ANALYSIS: Tadej Pogacar’s weakness that fuels hope for Jonas Vingegaard ahead of the 2026 Tour de France

Cycling
Monday, 22 December 2025 at 20:00
Tadej Pogacar, Jonas Vingegaard
In a world where Tadej Pogacar often looks untouchable, one question continues to linger for his rivals: how can he actually be beaten at the Tour de France?
As the road to the 2026 season takes shape, little appears capable of stopping the UAE Team Emirates - XRG leader from claiming a fifth Tour title and writing himself into history alongside Eddy Merckx, Miguel Indurain, Jacques Anquetil and Bernard Hinault. Since 2024 in particular, Pogacar has reached a level that few in the modern peloton can match.
And yet, even at this altitude, there remains one recurring vulnerability.
While Pogacar is almost unbeatable when everything runs smoothly, his performances over recent seasons have also shown that his dominance can be disrupted under very specific circumstances. That is the narrow opening Team Visma | Lease a Bike and Jonas Vingegaard must cling to if they are to challenge him again in July.
When Pogacar is in full control, there is usually no answer. His attacks are perfectly timed, brutally effective and have repeatedly distanced even riders of the calibre of Vingegaard and Remco Evenepoel over recent seasons.
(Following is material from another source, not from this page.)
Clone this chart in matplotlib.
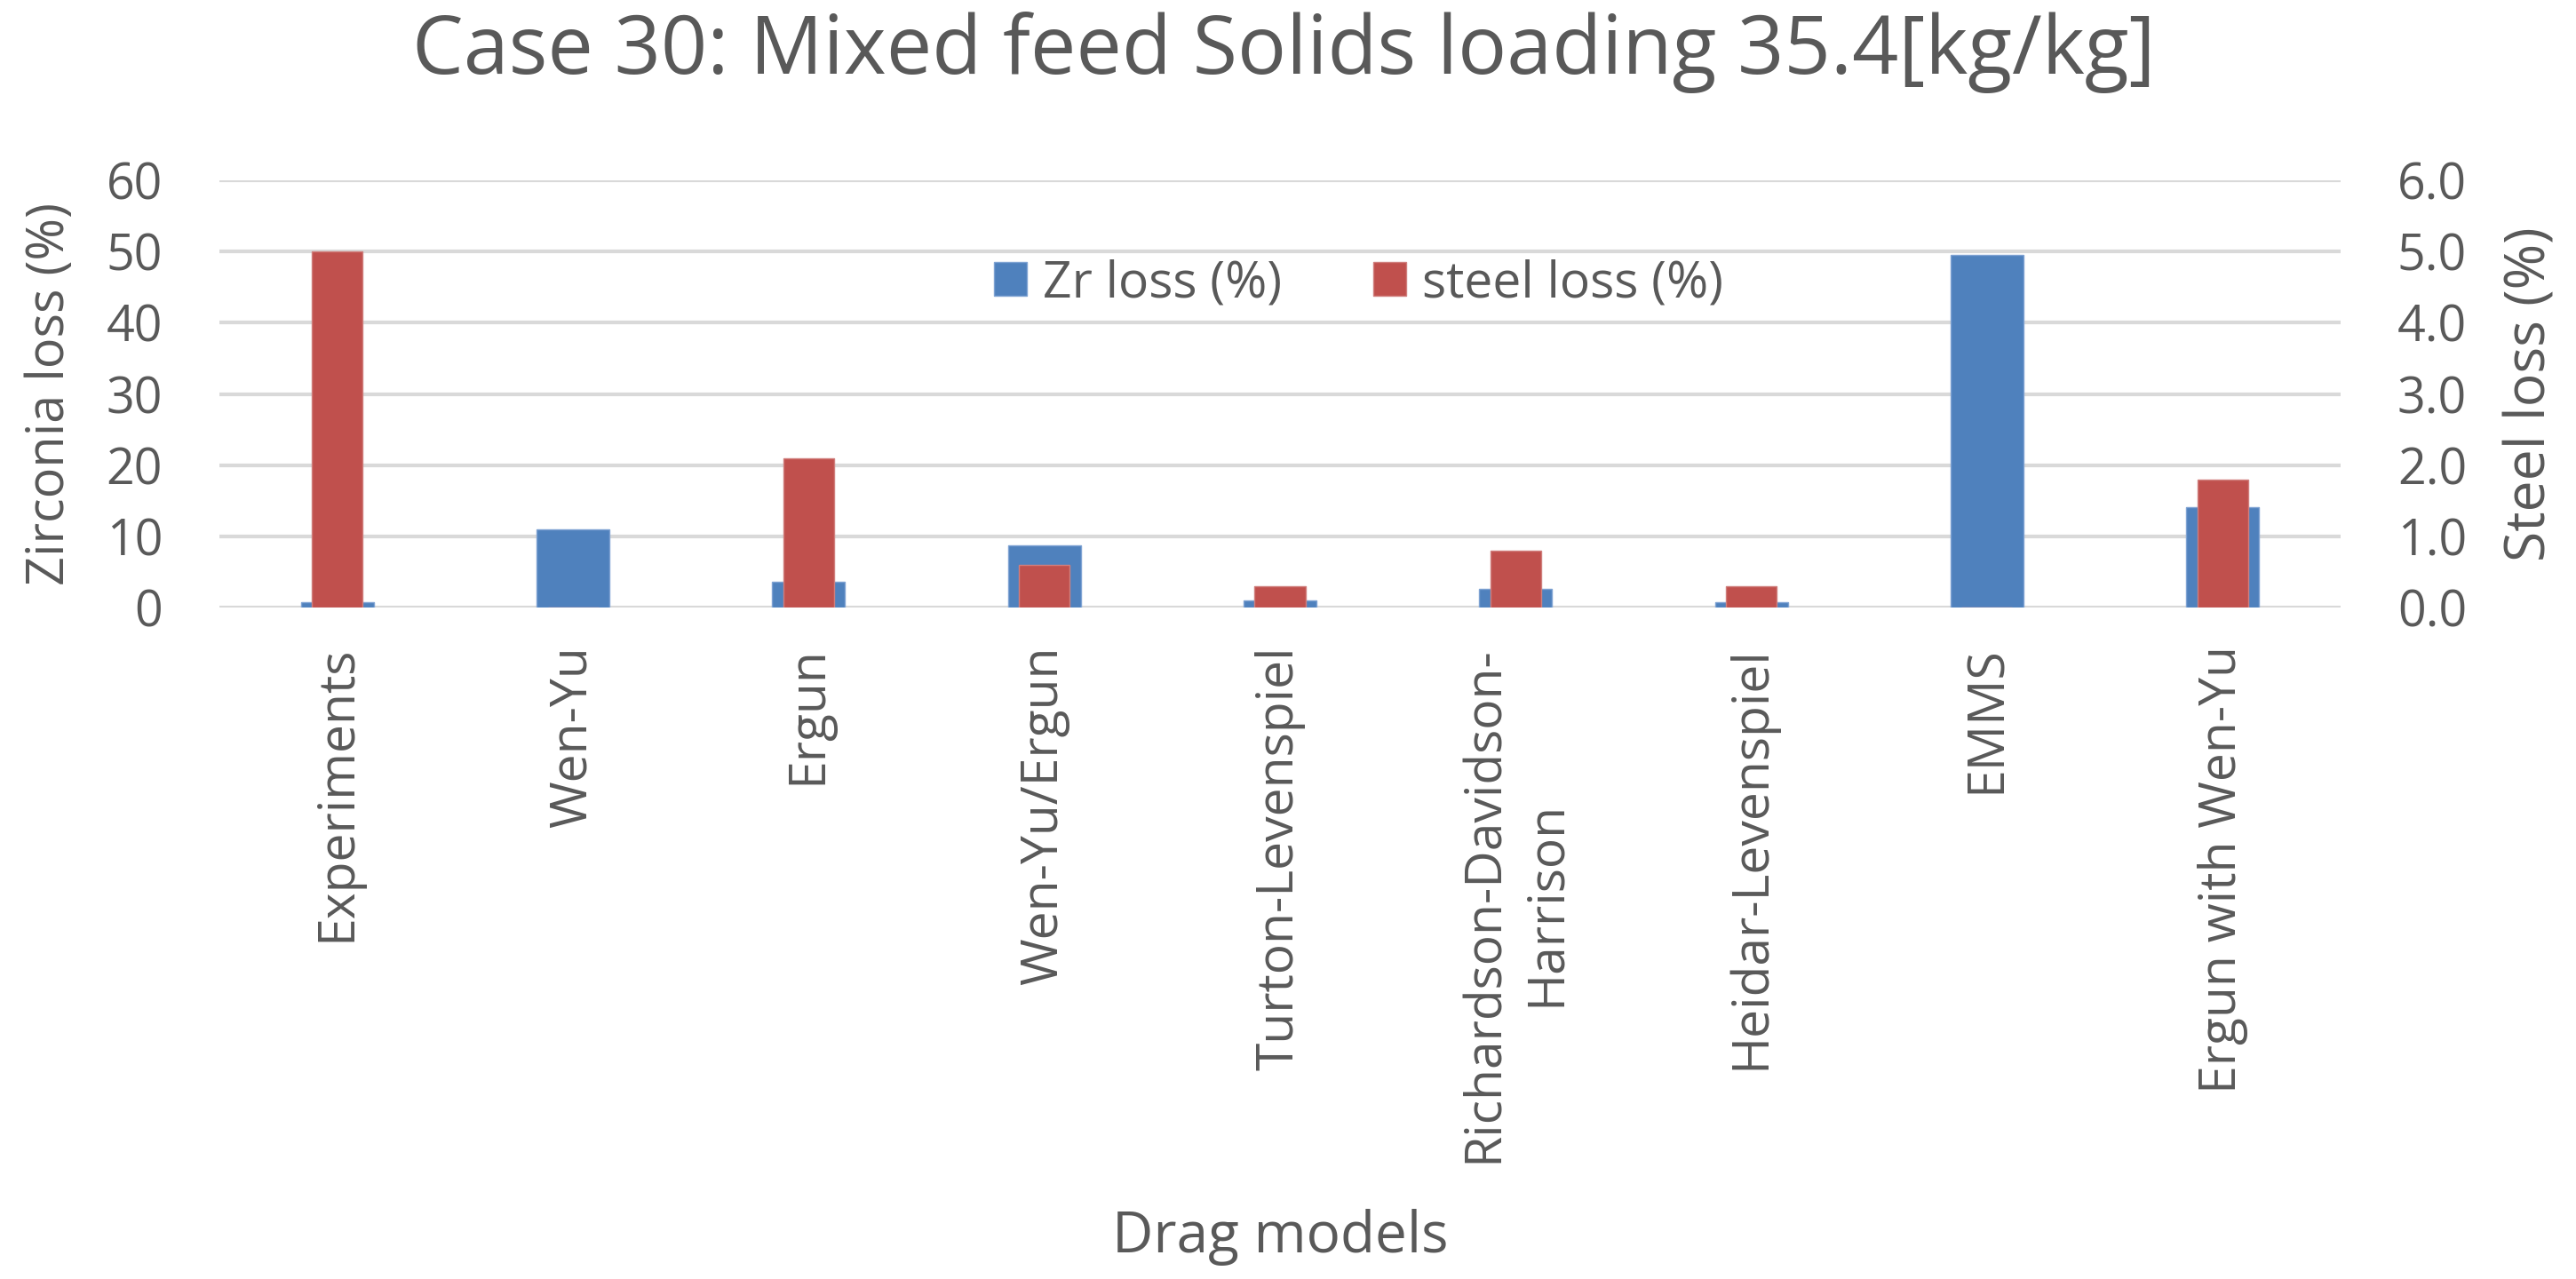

Pogacar, his own greatest enemy

However, Pogacar’s career also shows that his biggest threat is sometimes himself. One weakness has surfaced often enough to be impossible to ignore: his tendency to hit the deck.
That vulnerability has appeared in multiple major races. It was visible at Strade Bianche, again at the Tour de France in 2025 despite overall victory, and earlier at Liege-Bastogne-Liege in 2023. In all cases, Pogacar’s aggressive racing style proved to be both his greatest strength and his greatest risk.
The pattern is clear in the incidents themselves:
  • Liege-Bastogne-Liege 2023: a crash left Pogacar with a fractured wrist, compromising his preparation for the Tour de France, where he was beaten for the second time by Jonas Vingegaard.
  • Strade Bianche 2025: despite being visibly the strongest rider in the race, Pogacar suffered a heavy fall around 50 kilometres from the finish while leading alongside Tom Pidcock and Connor Swift. Bloodied and battered, he still returned to the race and went on to win with a decisive attack 19 kilometres from the line.
  • Tour de France 2025: on stage 11, Pogacar was brought down by Tobias Johannessen of Uno-X Mobility. The incident could have cost him significant time to his general classification rivals, but the group waited. Had Team Visma | Lease a Bike chosen otherwise, the outcome of the Tour may have looked very different.
The reality is uncomfortable but simple for Pogacar’s rivals. On pure performance, he is almost impossible to defeat. The only realistic path to beating him is when misfortune intervenes and a mistake or crash changes the balance.
That is the scenario Vingegaard, Evenepoel and others such as Florian Lipowitz, set to co-lead Red Bull - BORA - hansgrohe at the Tour de France in 2026, must be prepared for.
And if such a moment comes again, history suggests hesitation will be costly. UAE have already shown that they will not wait when it suits them. The clearest recent example came at the Coppa Agostoni in 2025, when Adam Yates refused to wait for Carlos Canal after a puncture while the pair were contesting the win.
For Pogacar’s challengers, the conclusion is stark. Beating him requires more than legs alone. It requires absolute readiness to seize the moment when it finally appears.